Three eras of Mustang dominate the Ford pony car conversation. There’s the original 1964-73 classic Mustangs, the cheap and tuneable 1979-1993 Fox body cars, and the two generations of retro cars produced between 2005 and today.

But it’s easy to forget that Ford built some great Mustangs in the periods between those cars. Okay, not so much in the mid-1970s Mustang II years, although sales numbers from the time would have you believe otherwise. But Mustangs like this 2000 SVT Cobra R wouldn’t look out of place next to a Porsche 911 GT3 in any car collection, which must be where this one had spent its life to explain its criminally low 365 miles.

Just 300 Cobra Rs were built for 2000, everyone finished in the same Performance Red paint and featuring a huge power dome hood and even huger rear wing on the trunk lid. Inside, there’s no radio, air conditioning, or rear seats. And that wasn’t just posturing; the Cobra R was as serious about total performance as anything from Porsche’s motorsports department.

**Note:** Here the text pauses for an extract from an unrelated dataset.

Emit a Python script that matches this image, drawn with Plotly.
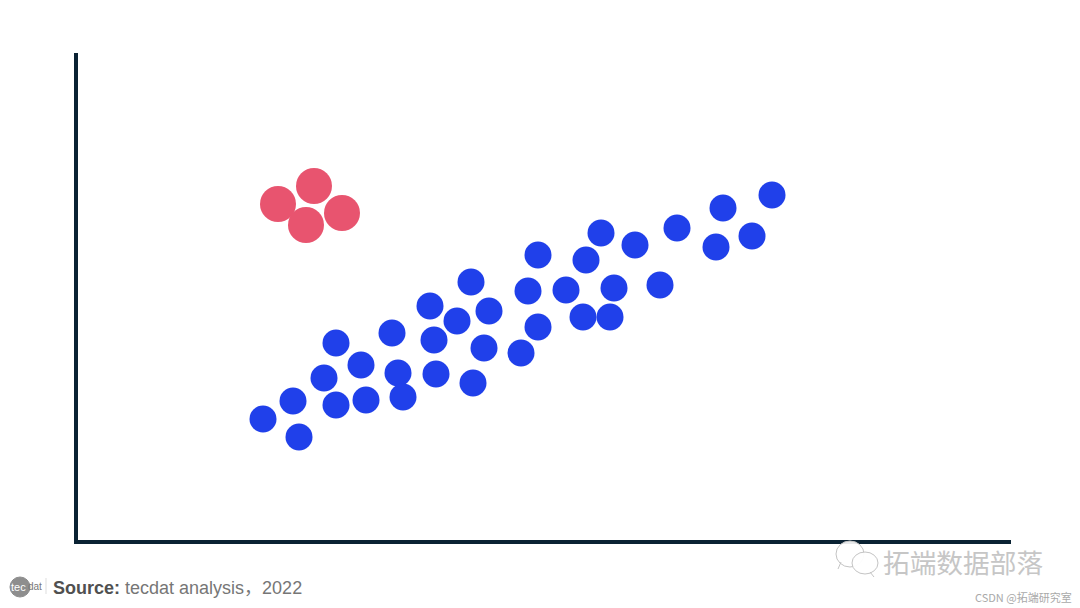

The front foglights were omitted, replaced by air ducts to cool the Brembo brakes, there was a side exit exhaust because conventional rear-exit pipes wouldn’t clear the racing-style fuel cell. Like all SVT Cobras, and unlike regular Mustangs, it featured independent rear suspension, in this case with Eibach springs and Bilstein shocks, and the quad-cam 5.4-liter V8 made 385 hp and a neatly matching 385 lb-ft of shove, all channeled through a six-speed manual transmission.

Related: Think The Ford Mustang Mach-E Is Sacrilege? Check Out This 1978 Mustang II King Cobra

We’ve become so desensitized by big power outputs that the R’s sub-400 hp showing doesn’t sound that amazing. But a 175mph top end and 13.2-second quarter mile capability was badass back at the turn of the new millennium. Presumably, though, this car’s two owners never got to experience either, because with only 365 miles on the clock it’s not even run in.

Ford actually refused to sell the ’95 Cobra Rs to anyone without a race license after seeing the ’93 models get mothballed by collectors, but abandoned the requirement for the 2000 car. Sadly, that meant many of these cars never got used, and the low 300-unit run, plus the authenticity of the whole performance enhancement program for the R means this low mileage example currently being auctioned on Bring-a-Trailer is likely to go straight into another collection.

If you want it for your collection get bidding before the hammer drops on Wednesday, October 27. But be prepared to sell your house to take it home. A brand new Shelby GT500 has an MSRP of $72,900 but bidding had already reached $80,000 on this car with six days still to go.